Identifying variations of previously seen commands

Another advantage that clustering gives us is the ability to do an approximate lookup – given a command, we can find the command lines that are most like it in endpoint telemetry. If the command line has already been seen, then we have more information about it in order to make a better decision. Since a lot of the command lines we see are frequently and repeatedly used for configuration changes and other admin tasks, we can infer the intent of a large chunk of input data without having to run it through the machine learning model. As a result, we can limit ML-based inference to a small fraction of data that has not been seen previously, and further drive down false positive rates.

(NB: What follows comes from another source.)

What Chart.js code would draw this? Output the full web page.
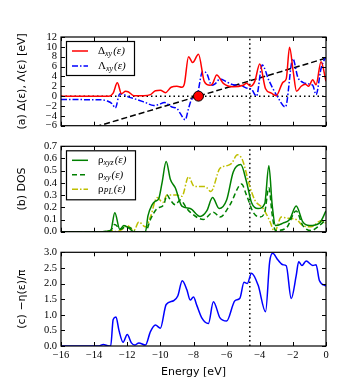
<!DOCTYPE html>
<html>
<head>
<meta charset="utf-8">
<script src="https://cdn.jsdelivr.net/npm/chart.js@4.4.1/dist/chart.umd.min.js"></script>
<style>
  body { margin: 0; background: #fff; }
  #wrap { position: relative; width: 339px; height: 384px; }
  canvas { position: absolute; left: 0; }
</style>
</head>
<body>
<div id="wrap">
  <canvas id="chart-a" width="339" height="136" style="top:0px"></canvas>
  <canvas id="chart-b" width="339" height="106" style="top:136px"></canvas>
  <canvas id="chart-c" width="339" height="142" style="top:242px"></canvas>
</div>
<script>
var fermiEnergy = -4.6;
var crossEnergy = -7.7;
var xTicks = [-16, -14, -12, -10, -8, -6, -4, -2, 0];

// (a) Delta_xy and Lambda_xy [eV]
var deltaE = [-16, -13.1, -12.85, -12.6, -12.35, -12.1, -11.95, -11.6, -11.0, -10.6, -10.3, -10.0, -9.7, -9.35, -9.0, -8.7, -8.55, -8.3, -8.05, -7.7, -7.35, -7.0, -6.85, -6.6, -6.2, -5.6, -5.0, -4.8, -4.55, -4.3, -4.0, -3.65, -3.3, -3.0, -2.6, -2.4, -2.2, -1.98, -1.78, -1.5, -1.25, -1.05, -0.8, -0.6, -0.3, 0];
var deltaV = [0, 0, 0.6, 2.7, 0.5, 1.0, 0.9, 0.1, 0.1, 0.3, 1.1, 1.2, 0.7, 1.8, 2.0, 1.8, 2.5, 8.0, 6.8, 8.5, 3.0, 2.2, 2.5, 4.3, 2.6, 1.9, 2.2, 2.6, 2.0, 3.0, 6.5, 1.5, 0.6, 0.1, 2.8, 3.5, 9.9, 5.0, 1.0, 2.0, 2.4, 2.0, 3.3, 2.3, 7.0, 3.0];
var lambdaE = [-16, -13.6, -13.2, -12.9, -12.72, -12.45, -12.2, -11.9, -11.5, -10.9, -10.4, -10.1, -9.75, -9.3, -9.0, -8.8, -8.5, -8.3, -8.1, -7.8, -7.45, -7.2, -6.9, -6.7, -6.4, -6.0, -5.6, -5.2, -4.75, -4.5, -4.2, -3.85, -3.45, -2.95, -2.45, -2.0, -1.7, -1.4, -1.1, -0.8, -0.6, -0.3, -0.05];
var lambdaV = [-0.7, -0.75, -1.0, -1.6, -2.4, 0.5, 0.3, -0.2, -0.6, -1.3, -1.9, -1.7, -1.3, -2.2, -2.5, -3.5, -4.8, -2.5, -0.6, 0.0, 5.0, 4.6, 2.2, 2.5, 3.5, 2.9, 2.3, 2.2, 1.6, 1.4, 0.0, 6.3, 3.2, 0.0, -2.2, 7.6, 3.8, 2.8, 2.5, 2.2, 0.3, 5.6, 7.8];
var lineE = [-16, 0];   // straight line eps - E0
var aTicks = [-6, -4, -2, 0, 2, 4, 6, 8, 10, 12];

// (b) DOS
var rhoXyzE = [-16, -13.5, -13.0, -12.75, -12.45, -12.2, -11.9, -11.6, -10.9, -10.75, -10.5, -10.3, -10.1, -9.9, -9.65, -9.4, -9.1, -8.7, -8.2, -7.6, -7.2, -6.85, -6.45, -6.0, -5.6, -5.15, -4.8, -4.5, -4.1, -3.7, -3.45, -3.25, -3.05, -2.6, -2.2, -1.8, -1.4, -1.0, -0.4, 0];
var rhoXyzV = [0, 0, 0.01, 0.155, 0.02, 0.05, 0.03, 0.0, 0.0, 0.13, 0.22, 0.25, 0.27, 0.40, 0.575, 0.43, 0.36, 0.21, 0.19, 0.125, 0.17, 0.28, 0.19, 0.26, 0.49, 0.55, 0.41, 0.24, 0.19, 0.23, 0.54, 0.22, 0.05, 0.07, 0.10, 0.21, 0.08, 0.05, 0.07, 0.17];
var rhoXyE = [-16, -13.5, -13.0, -12.75, -12.4, -12.1, -11.8, -11.5, -10.9, -10.6, -10.2, -9.8, -9.6, -9.4, -9.1, -8.8, -8.4, -8.2, -7.4, -6.8, -6.4, -5.8, -5.1, -4.8, -4.4, -4.0, -3.7, -3.45, -3.25, -3.05, -2.4, -1.8, -1.4, -0.9, -0.4, 0];
var rhoXyV = [0, 0, 0.01, 0.06, 0.02, 0.04, 0.03, 0.0, 0.0, 0.10, 0.19, 0.22, 0.30, 0.26, 0.22, 0.26, 0.19, 0.16, 0.10, 0.16, 0.12, 0.22, 0.39, 0.30, 0.16, 0.12, 0.16, 0.36, 0.14, 0.01, 0.03, 0.17, 0.05, 0.01, 0.05, 0.10];
var rhoPlE = [-16, -13.3, -13.0, -12.6, -12.3, -12.0, -11.6, -11.3, -10.9, -10.6, -10.2, -9.85, -9.6, -9.0, -8.7, -8.3, -7.95, -7.3, -6.95, -6.4, -6.0, -5.7, -5.35, -5.05, -4.6, -4.3, -3.8, -3.4, -3.1, -2.7, -2.3, -1.8, -1.4, -0.9, -0.3, 0];
var rhoPlV = [0, 0, 0.01, 0.0, 0.02, 0.05, 0.01, 0.08, 0.04, 0.12, 0.28, 0.24, 0.30, 0.30, 0.29, 0.45, 0.37, 0.37, 0.33, 0.52, 0.54, 0.56, 0.63, 0.59, 0.37, 0.26, 0.19, 0.09, 0.0, 0.12, 0.11, 0.10, 0.05, 0.04, 0.09, 0.07];
var bTicks = [0, 0.1, 0.2, 0.3, 0.4, 0.5, 0.6, 0.7];

// (c) -eta/pi
var etaE = [-16, -13.7, -13.45, -13.1, -13.0, -12.85, -12.68, -12.5, -12.25, -12.0, -11.75, -11.55, -11.3, -10.9, -10.6, -10.3, -10.0, -9.65, -9.2, -8.95, -8.68, -8.4, -8.2, -8.0, -7.8, -7.5, -7.1, -6.8, -6.4, -6.0, -5.5, -5.2, -4.95, -4.75, -4.5, -4.1, -3.65, -3.4, -3.22, -2.9, -2.6, -2.4, -2.1, -1.8, -1.65, -1.45, -1.2, -0.8, -0.6, -0.4, 0];
var etaV = [0, 0, 0.05, 0.0, 0.0, 0.85, 0.93, 0.5, 0.12, 0.37, 0.1, 0.03, 0.1, 0.03, 0.46, 0.67, 0.57, 1.33, 1.45, 1.6, 2.09, 1.8, 1.47, 1.57, 1.3, 0.9, 0.72, 1.42, 0.9, 0.8, 1.45, 1.53, 2.04, 2.0, 2.33, 1.95, 1.1, 2.7, 2.97, 2.75, 2.6, 2.57, 1.52, 2.25, 2.7, 2.58, 2.72, 2.58, 2.6, 2.1, 1.92];
var cTicks = [0, 0.5, 1.0, 1.5, 2.0, 2.5, 3.0];

var tickFont = { family: '"Liberation Serif", serif', size: 10.5 };
var titleFont = { family: '"DejaVu Sans", sans-serif', size: 11 };

function pts(xs, ys) {
  return xs.map(function(x, i) { return { x: x, y: ys[i] }; });
}
function fmt(v, d) {
  return (v < 0 ? '\u2212' : '') + Math.abs(v).toFixed(d);
}
function curve(xs, ys, color, dash) {
  return {
    data: pts(xs, ys), borderColor: color, borderWidth: 1.5, borderDash: dash || [],
    pointRadius: 0, cubicInterpolationMode: 'monotone', fill: false
  };
}
function refLine(xs, ys) {
  return {
    data: pts(xs, ys), borderColor: '#000', borderWidth: 1.5, borderDash: [1.5, 3],
    pointRadius: 0, tension: 0, fill: false
  };
}

// matplotlib look: frame, inward ticks on all sides, boxed legend
var framePlugin = {
  id: 'frame',
  afterDatasetsDraw: function(chart, args, opts) {
    var ctx = chart.ctx, a = chart.chartArea;
    var xs = chart.scales.x, ys = chart.scales.y;
    ctx.save();
    ctx.strokeStyle = '#000';
    ctx.lineWidth = 1;
    ctx.beginPath();
    xTicks.forEach(function(t) {
      var px = Math.round(xs.getPixelForValue(t)) + 0.5;
      ctx.moveTo(px, a.top); ctx.lineTo(px, a.top + 4);
      ctx.moveTo(px, a.bottom); ctx.lineTo(px, a.bottom - 4);
    });
    opts.yTicks.forEach(function(t) {
      var py = Math.round(ys.getPixelForValue(t)) + 0.5;
      ctx.moveTo(a.left, py); ctx.lineTo(a.left + 4, py);
      ctx.moveTo(a.right, py); ctx.lineTo(a.right - 4, py);
    });
    ctx.stroke();
    ctx.lineWidth = 1.2;
    ctx.strokeRect(a.left, a.top, a.right - a.left, a.bottom - a.top);

    // legend
    var lg = opts.legend;
    if (lg) {
      var bx = a.left + 5, by = a.top + 4;
      ctx.fillStyle = '#fff';
      ctx.fillRect(bx, by, lg.w, lg.h);
      ctx.lineWidth = 1.2;
      ctx.strokeRect(bx + 0.5, by + 0.5, lg.w, lg.h);
      lg.items.forEach(function(it, i) {
        var y = by + 10 + i * lg.gap;
        ctx.strokeStyle = it.color;
        ctx.lineWidth = 1.5;
        ctx.setLineDash(it.dash || []);
        ctx.beginPath();
        ctx.moveTo(bx + 6, y); ctx.lineTo(bx + 22, y);
        ctx.stroke();
        ctx.setLineDash([]);
        ctx.fillStyle = '#000';
        ctx.textBaseline = 'middle';
        var tx = bx + 32;
        ctx.font = '11px "Liberation Serif", serif';
        ctx.fillText(it.sym, tx, y);
        tx += ctx.measureText(it.sym).width;
        ctx.font = 'italic 8px "Liberation Serif", serif';
        ctx.fillText(it.sub, tx, y + 3);
        tx += ctx.measureText(it.sub).width + 1;
        ctx.font = 'italic 11px "Liberation Serif", serif';
        ctx.fillText('(\u03b5)', tx, y);
      });
    }
    ctx.restore();
  }
};

function yScale(min, max, step, digits, title) {
  return {
    type: 'linear', min: min, max: max,
    afterFit: function(s) { s.width = 45; },
    border: { display: false },
    grid: { display: false, drawTicks: false },
    ticks: { stepSize: step, padding: 4, color: '#000', font: tickFont, autoSkip: false,
             callback: function(v) { return fmt(v, digits); } },
    title: { display: true, text: title, color: '#000', font: titleFont, padding: { top: 0, bottom: 2 } }
  };
}
function xHidden() {
  return { type: 'linear', min: -16, max: 0, display: false };
}

function makeChart(id, datasets, scales, padding, pluginOpts) {
  return new Chart(document.getElementById(id), {
    type: 'line',
    data: { datasets: datasets },
    options: {
      responsive: false, animation: false, devicePixelRatio: 1,
      layout: { padding: padding },
      scales: scales,
      plugins: { legend: { display: false }, tooltip: { enabled: false }, frame: pluginOpts }
    },
    plugins: [framePlugin]
  });
}

// panel (a)
makeChart('chart-a', [
  { type: 'scatter', data: [{ x: crossEnergy, y: 0 }], pointRadius: 5, backgroundColor: '#ff0000',
    borderColor: '#000', borderWidth: 1 },
  curve(deltaE, deltaV, '#ff0000'),
  curve(lambdaE, lambdaV, '#0000ff', [6, 2, 1.5, 2]),
  { data: pts(lineE, lineE.map(function(e) { return e - crossEnergy; })), borderColor: '#000',
    borderWidth: 1.5, borderDash: [6, 3], pointRadius: 0, tension: 0 },
  refLine([-16, 0], [0, 0]),
  refLine([fermiEnergy, fermiEnergy], [-6, 12])
], {
  x: xHidden(),
  y: yScale(-6, 12, 2, 0, '(a) \u0394(\u03b5), \u039b(\u03b5) [eV]')
}, { left: 16, right: 13, top: 37, bottom: 4 }, {
  yTicks: aTicks,
  legend: { w: 68, h: 34, gap: 15, items: [
    { sym: '\u0394', sub: 'xy', color: '#ff0000' },
    { sym: '\u039b', sub: 'xy', color: '#0000ff', dash: [6, 2, 1.5, 2] }
  ] }
});

// panel (b)
makeChart('chart-b', [
  curve(rhoXyzE, rhoXyzV, '#008000'),
  curve(rhoXyE, rhoXyV, '#008000', [5, 3]),
  curve(rhoPlE, rhoPlV, '#bfbf00', [6, 2, 1.5, 2]),
  refLine([fermiEnergy, fermiEnergy], [0, 0.7])
], {
  x: xHidden(),
  y: yScale(0, 0.7, 0.1, 1, '(b) DOS')
}, { left: 16, right: 13, top: 8, bottom: 4 }, {
  yTicks: bTicks,
  legend: { w: 69, h: 49, gap: 14.5, items: [
    { sym: '\u03c1', sub: 'xyz', color: '#008000' },
    { sym: '\u03c1', sub: 'xy', color: '#008000', dash: [5, 3] },
    { sym: '\u03c1', sub: 'PL', color: '#bfbf00', dash: [6, 2, 1.5, 2] }
  ] }
});

// panel (c)
makeChart('chart-c', [
  curve(etaE, etaV, '#0000ff'),
  refLine([fermiEnergy, fermiEnergy], [0, 3])
], {
  x: {
    type: 'linear', min: -16, max: 0,
    afterFit: function(s) { s.height = 33; },
    border: { display: false },
    grid: { display: false, drawTicks: false },
    ticks: { stepSize: 2, padding: 3, color: '#000', font: tickFont, maxRotation: 0, autoSkip: false,
             callback: function(v) { return fmt(v, 0); } },
    title: { display: true, text: 'Energy [eV]', color: '#000', font: titleFont, padding: { top: 2, bottom: 0 } }
  },
  y: yScale(0, 3, 0.5, 1, '(c) \u2212\u03b7(\u03b5)/\u03c0')
}, { left: 16, right: 13, top: 9, bottom: 5 }, {
  yTicks: cTicks
});
</script>
</body>
</html>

Clustering is also a useful tool in simplifying the workflow of the Security Operations Center (SOC). Analysts can look at a grouped set of commands together and make triage/escalation decisions for the whole cluster, as opposed to having to investigate and make decisions on individual commands. Awalin Sopan from the SophosAI team presented her work on a UI workflow that enables analysts to manage clustered alerts in CAMLIS 2021. Stay tuned for the presentation video and publication about this work, to be released soon!

Conclusion

In this blog post, we’ve talked about how LOLBin based fileless malware attacks are an emerging threat that is also sophisticated and hard to detect. We introduced a multi-layered approach to detecting LOLBin attacks, operating on the command lines used to execute them. Our system is designed to complement and support rule-based strategies in helping MTR Security Operations Center (SOC) and customer analysts to better detect these attacks. In addition to providing an extra data point in the form of a score from an ML model, the system we’ve designed also improves analyst workflow by grouping similar command lines together and reducing the scale and complexity of the problem at the SOC.